Araştırmada liseli öğrencilerin hayatta vazgeçemeyecekleri eylemleri, etkinlikleri ve alışkanlıkları ortaya çıkartılmaya çalışılmış ve on iki eylem, hobi, etkinlik, alışkanlık listesi verilmiş ve bu listedekilerden hangilerinden vazgeçemeyeceklerini işaretlemeleri istenmiş. Tüm öğrenciler ele alındığında, vazgeçilemeyeceklerin başında “arkadaşlar” (%77), “müzik” (%75), “internet” (%67) ve “dini inanç” (%60) geliyor.

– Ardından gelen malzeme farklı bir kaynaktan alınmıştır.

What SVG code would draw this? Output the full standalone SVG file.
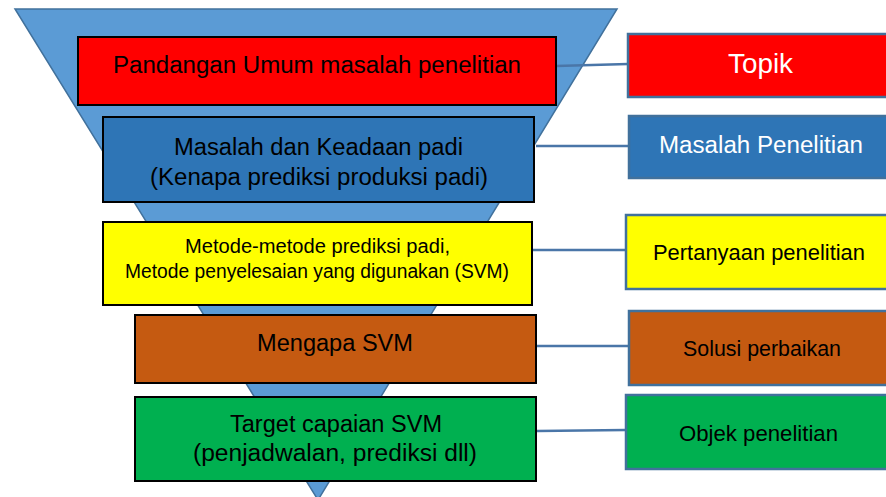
<svg xmlns="http://www.w3.org/2000/svg" width="886" height="497" viewBox="0 0 886 497">
  <style>
    text { font-family: "Liberation Sans", Arial, sans-serif; text-anchor: middle; }
    .stage { stroke: #000000; stroke-width: 2; }
    .label { stroke: #41719C; stroke-width: 2.5; }
    .link { stroke: #4A76A8; stroke-width: 2.5; fill: none; }
    .dark { fill: #000000; }
    .light { fill: #FFFFFF; }
  </style>

  <!-- funnel background -->
  <polygon points="15,9 617,9 318,500" fill="#5B9BD5" stroke="#41719C" stroke-width="1.5"/>

  <!-- connectors between funnel stages and their labels -->
  <g id="connectors">
    <line class="link" x1="556" y1="66" x2="628" y2="64"/>
    <line class="link" x1="536" y1="146" x2="629" y2="146"/>
    <line class="link" x1="533" y1="250" x2="626" y2="250"/>
    <line class="link" x1="537" y1="346" x2="629" y2="346"/>
    <line class="link" x1="537" y1="431" x2="626" y2="430"/>
  </g>

  <!-- funnel stages -->
  <g id="stage-overview">
    <rect class="stage" x="78" y="37" width="478" height="68" fill="#FF0000"/>
    <text class="dark" x="317" y="73" font-size="23" textLength="408" lengthAdjust="spacingAndGlyphs">Pandangan Umum masalah penelitian</text>
  </g>
  <g id="stage-problem">
    <rect class="stage" x="103" y="117" width="431" height="85" fill="#2E75B6"/>
    <text class="dark" x="318.5" y="155" font-size="23" textLength="289" lengthAdjust="spacingAndGlyphs">Masalah dan Keadaan padi</text>
    <text class="dark" x="319" y="185" font-size="23" textLength="338" lengthAdjust="spacingAndGlyphs">(Kenapa prediksi produksi padi)</text>
  </g>
  <g id="stage-methods">
    <rect class="stage" x="103" y="222" width="429" height="83" fill="#FFFF00"/>
    <text class="dark" x="317.5" y="253" font-size="20" textLength="265" lengthAdjust="spacingAndGlyphs">Metode-metode prediksi padi,</text>
    <text class="dark" x="317" y="278" font-size="20" textLength="384" lengthAdjust="spacingAndGlyphs">Metode penyelesaian yang digunakan (SVM)</text>
  </g>
  <g id="stage-why">
    <rect class="stage" x="135" y="315" width="401" height="68" fill="#C55A11"/>
    <text class="dark" x="335" y="351" font-size="23" textLength="156" lengthAdjust="spacingAndGlyphs">Mengapa SVM</text>
  </g>
  <g id="stage-target">
    <rect class="stage" x="135" y="397" width="401" height="84" fill="#00B050"/>
    <text class="dark" x="336" y="432" font-size="23" textLength="212" lengthAdjust="spacingAndGlyphs">Target capaian SVM</text>
    <text class="dark" x="335" y="461" font-size="23" textLength="284" lengthAdjust="spacingAndGlyphs">(penjadwalan, prediksi dll)</text>
  </g>

  <!-- labels on the right -->
  <g id="label-topik">
    <rect class="label" x="628" y="34" width="262" height="63" fill="#FF0000"/>
    <text class="light" x="760.5" y="73" font-size="27" textLength="65" lengthAdjust="spacingAndGlyphs">Topik</text>
  </g>
  <g id="label-masalah">
    <rect class="label" x="629" y="116" width="261" height="62" fill="#2E75B6"/>
    <text class="light" x="761" y="153" font-size="23" textLength="204" lengthAdjust="spacingAndGlyphs">Masalah Penelitian</text>
  </g>
  <g id="label-pertanyaan">
    <rect class="label" x="626" y="215" width="264" height="74" fill="#FFFF00"/>
    <text class="dark" x="759" y="260" font-size="21.5" textLength="212" lengthAdjust="spacingAndGlyphs">Pertanyaan penelitian</text>
  </g>
  <g id="label-solusi">
    <rect class="label" x="629" y="311" width="261" height="74" fill="#C55A11"/>
    <text class="dark" x="762" y="356" font-size="21.5" textLength="158" lengthAdjust="spacingAndGlyphs">Solusi perbaikan</text>
  </g>
  <g id="label-objek">
    <rect class="label" x="626" y="395" width="264" height="74" fill="#00B050"/>
    <text class="dark" x="758.5" y="441" font-size="21.5" textLength="159" lengthAdjust="spacingAndGlyphs">Objek penelitian</text>
  </g>
</svg>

Bu sıralama, imam-hatip öğrencileri arasında “dini inanç” en başa gelerek (%99) değişirken, dini inancı “arkadaşlar” (%78), “müzik” (%62) ve “kitap” (%52) takip ediyor. Anadolu liseleri ve özel liselerde “arkadaşlar” ve “müzik” en vazgeçilemeyecek etkinlikler.
Araştırmada liseli öğrencilere yaz tatili ve yurtdışı deneyimleri de sorulmuş. Tüm öğrenciler dikkate alındığında, “memlekete gitme” öğrencilerin üçte birinin yaptığı etkinlik olarak ortaya çıkıyor. Her ne kadar örneklemdeki öğrenciler büyükşehir ve kent doğumlu iseler de, bir kısmının ailelerinin köy/memleket ile ilişkileri devam etmektedir. İmam-Hatip liselerinde okuyan öğrenciler açısından “memlekete gitme” yüzde 53’ü bulurken, özel liselerde yazın “deniz kenarına gitmek” öne çıkıyor (%41).

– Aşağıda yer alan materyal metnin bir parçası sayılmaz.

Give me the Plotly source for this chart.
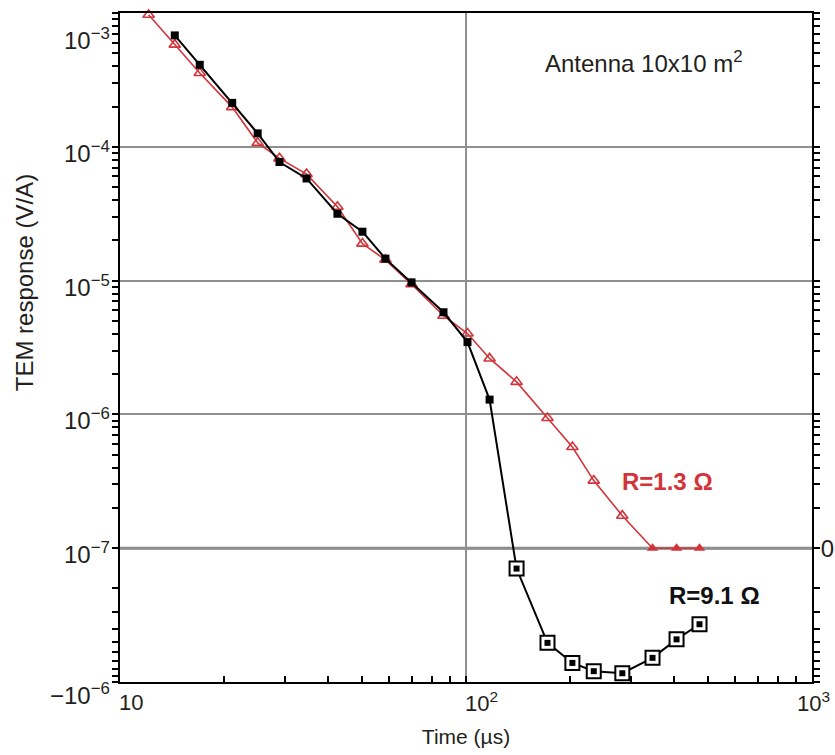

LİSELİ ÖĞRENCİLER YURT DIŞINDA YAŞAMAK İSTİYOR …
Araştırmaya katılan öğrencilerin yurtdışı deneyimleri özel lise öğrencileri dışında oldukça sınırlı. Ancak, yurtdışında yaşamak isteyenlerin yüzdelerinin bütün lise türlerinde yüksek oluşu dikkat çekiyor: Anadolu lisesi öğrencilerinin üçte ikisi, imam-hatip lisesi öğrencilerinin yarısı yurtdışında yaşamak istiyor.
Öğrencilerin Türkiye’yi hangi ülkeler grubuna katılmış olarak görmek istedikleri de yurtdışında yaşama isteği kadar önemli. Öğrenciler göre “Avrupa Birliği”, Türkiye’nin katılabileceği ülkeler grubunun başında gelmekle birlikte yarıdan azı bunu ifade etmiş (%42) durumda.
Bu anlamda bir sonraki ülke grubu “İslam dünyası” olup katılımcıların beşte biri tarafından anılırken, “Hiçbir gruba katılmayalım” diyenler de yüzde 15 düzeyinde.
Lise türleri arasındaki varyasyon açısından incelendiğinde, özel lise öğrencileri arasında “hiçbir gruba katılmayalım” diyenler ( ) ile “Türkî dünyaya katılalım” diyenler (%19) “Avrupa Birliğine katılalım” (%35) diyenlerden sonra gelen iki grup oldu. İslam dünyasına katılma düşüncesi en fazla (%64) imam-hatip öğrencileri arasında.
MATEMATİK VE FEN EĞİTİMİ HEDEFİNE ULAŞAMIYOR…
Araştırmada liseli öğrencilerin matematik ve fen konusundaki tutumları da çalışıldı. Lise öğrencilerinin katıldığı bir uluslararası yarışma olan PISA sınavlarında öğrenciler fen, matematik ve anadilden sorular çözüyorlar. Bu testlerin ilk sıralarda, bazı Avrupa ülkelerinin yanı sıra Çin, Güney Kore gibi bazı ülkeler de bulunuyor. Türkiye’den katılan öğrenciler ise maalesef alt sıralarda yer alıyor. Bu araştırma sonucunda, Anadolu liseleri ve özel liselerde fen ve matematiğe karşı daha olumlu bir tutum görülürken, ülke olarak liselerimizde matematik ve fen bilimlerine karşı doğru yaklaşımı gerçekleştirebildiğimizi söylemek pek mümkün olmadığı görülüyor.
LİSELİ ÖĞRENCİLER EĞİTİM SİSTEMİMİZİ KIYASIYA ELEŞTİRİYOR…
Araştırmada liseli öğrencilerin Türkiye’deki eğitim sistemi hakkındaki düşünceleri de açık uçlu sorularla ortaya çıkartılmaya çalışıldı. Yüzlerce görüş gruplanmaya çalışıldı. Bütün bunların sonucu olarak katılımcıların önemli bir çoğunluğunun (%61) orta öğretimdeki eğitim sistemine karşı eleştirel olduğu görülüyor. Çok eleştirel ve çok karşı olanlar altıda bir düzeyinde olup, beğenenler katılımcıların onda biri düzeyinde.